Desumanidades à parte (e a vida humana, Mourão?), o vice esfrega na cara de Bolsonaro a inépcia assombrosa de seu governo. ‘Maneira desordenada’ não enseja um referente neste mundo que não seja o próprio governo Bolsonaro. Todos os corolários gramaticais subsequentes elencados no discurso falsamente solidário de Mourão declinam esta leitura.

Bolsonaro é criticado por toda a imprensa brasileira e mundial em função do fracasso do isolamento social no país. Não há como distorcer ou ignorar este fato.

Mourão atacou Bolsonaro com a luva da dissimulação – mas o nosso processo alucinatório de interpretação de texto ainda vai segurar parte dessa leitura

Eis que chegamos ao ponto. Mourão escreve com um olho no peixe e outro no gato: se Bolsonaro cair, ele avisou. Se Bolsonaro se aguentar, ele foi ‘leal’.

Mourão é Michel Temer cuspido e escarrado (o país é prodigioso – merecidamente – em produzir traidores). Tece loas de lealdade infinita (ainda que fazendo uso do léxico equivocado), ao passo em que se coloca como garantidor conceitual da ‘federação’, mesmo com espasmos autoritários e golpistas – que, no caso de Mourão, assustam muito menos que a pistolagem bolsonarista.

O dado mais importante, no entanto, desta carta-quase-de-despedida de Mourão é o que ele não diz.

O vice-presidente não se referiu em nenhum momento a Bolsonaro. Sequer usou a palavra ‘presidente’, senão para se referir a ‘presidentes de outros poderes’.

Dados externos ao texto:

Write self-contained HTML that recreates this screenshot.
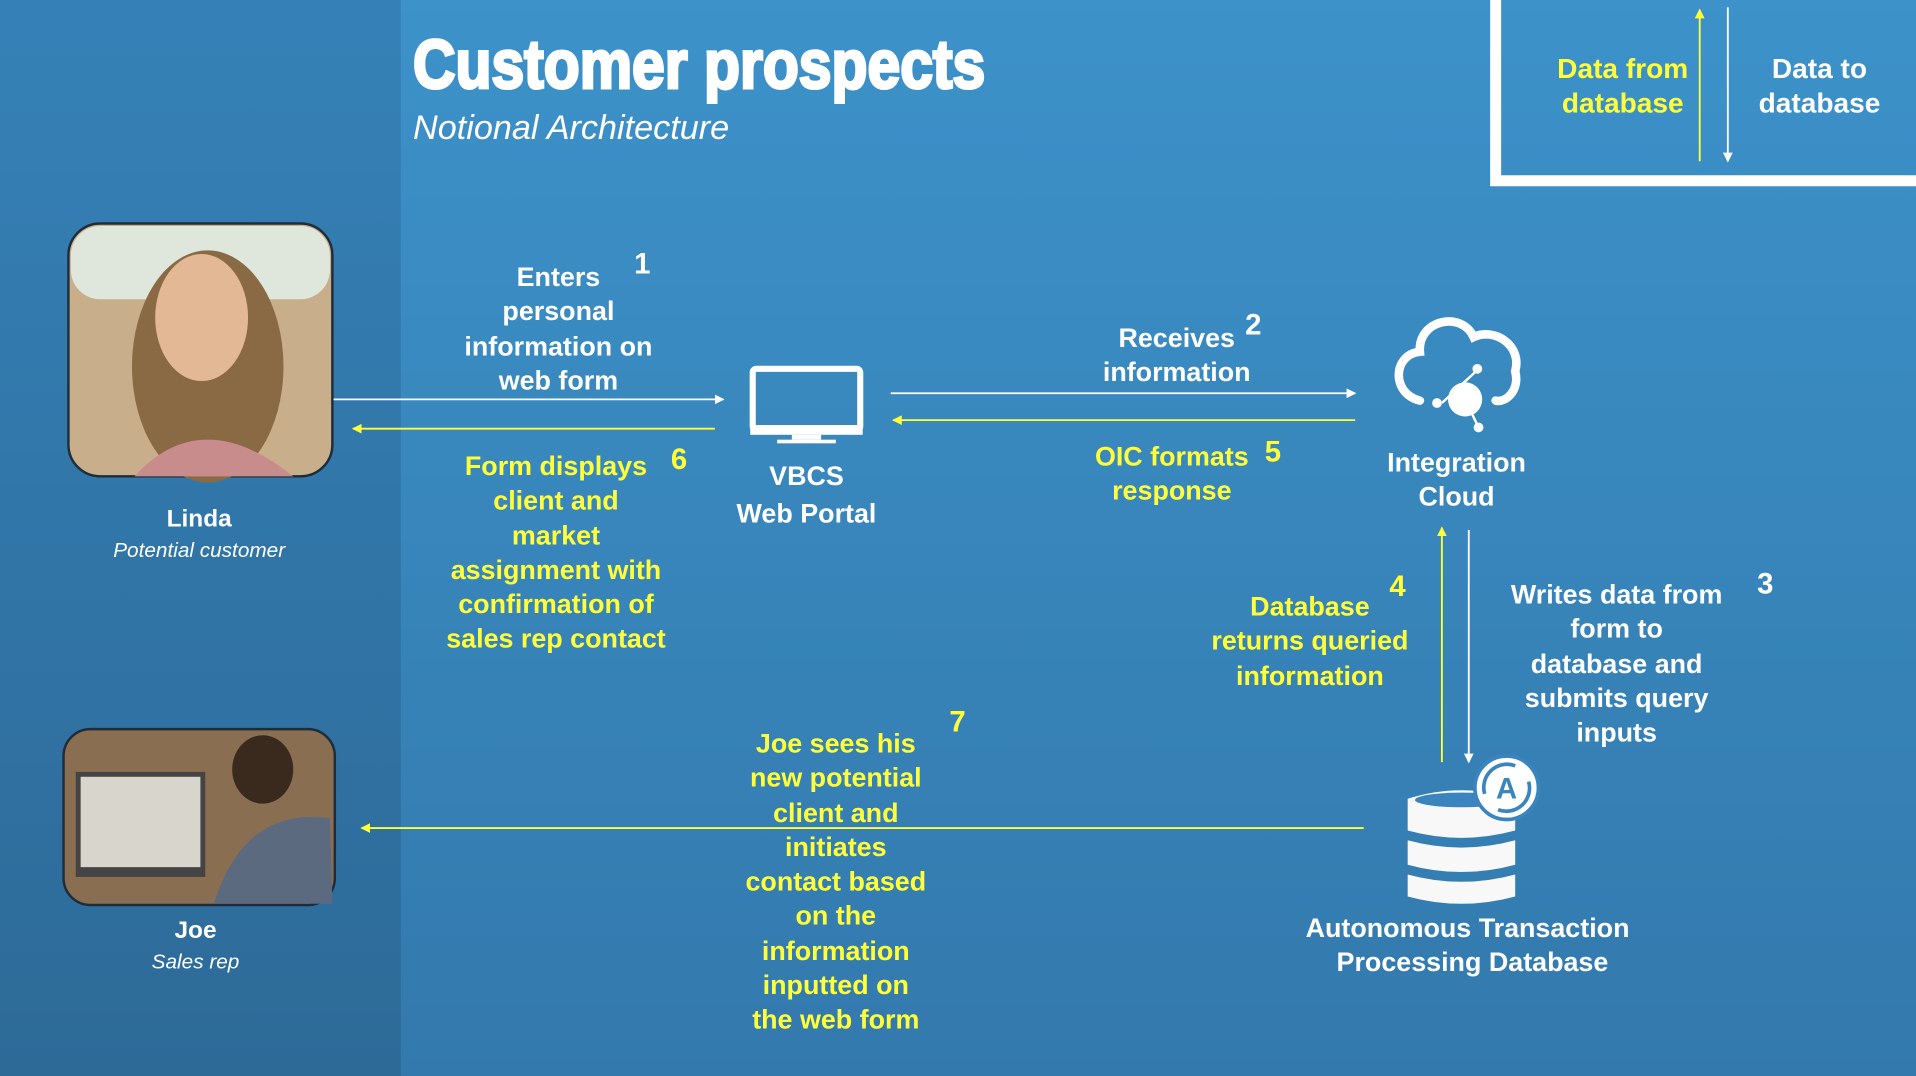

A ‘palavra-nome próprio Bolsonaro’ não figura no discurso de Mourão – em nenhum dos mais recentes. Ele foge dela como o diabo foge da cruz.

Temer, nesse sentido, era até mais ‘carinhoso’ com Dilma – pois a citava em seus arroubos terminais de traição.

Não é preciso gastar muita energia para compreender o momento: no Brasil só se derruba presidente quando se tem clareza de quem ou do quê irá sucedê-lo. Nesse sentido, o país – a elite, os empresários, a oposição, a Globo – aguarda Mourão se posicionar para soltarem a ‘ordem’.

Essa cartinha ambígua publicada no Estadão é a primeira senha.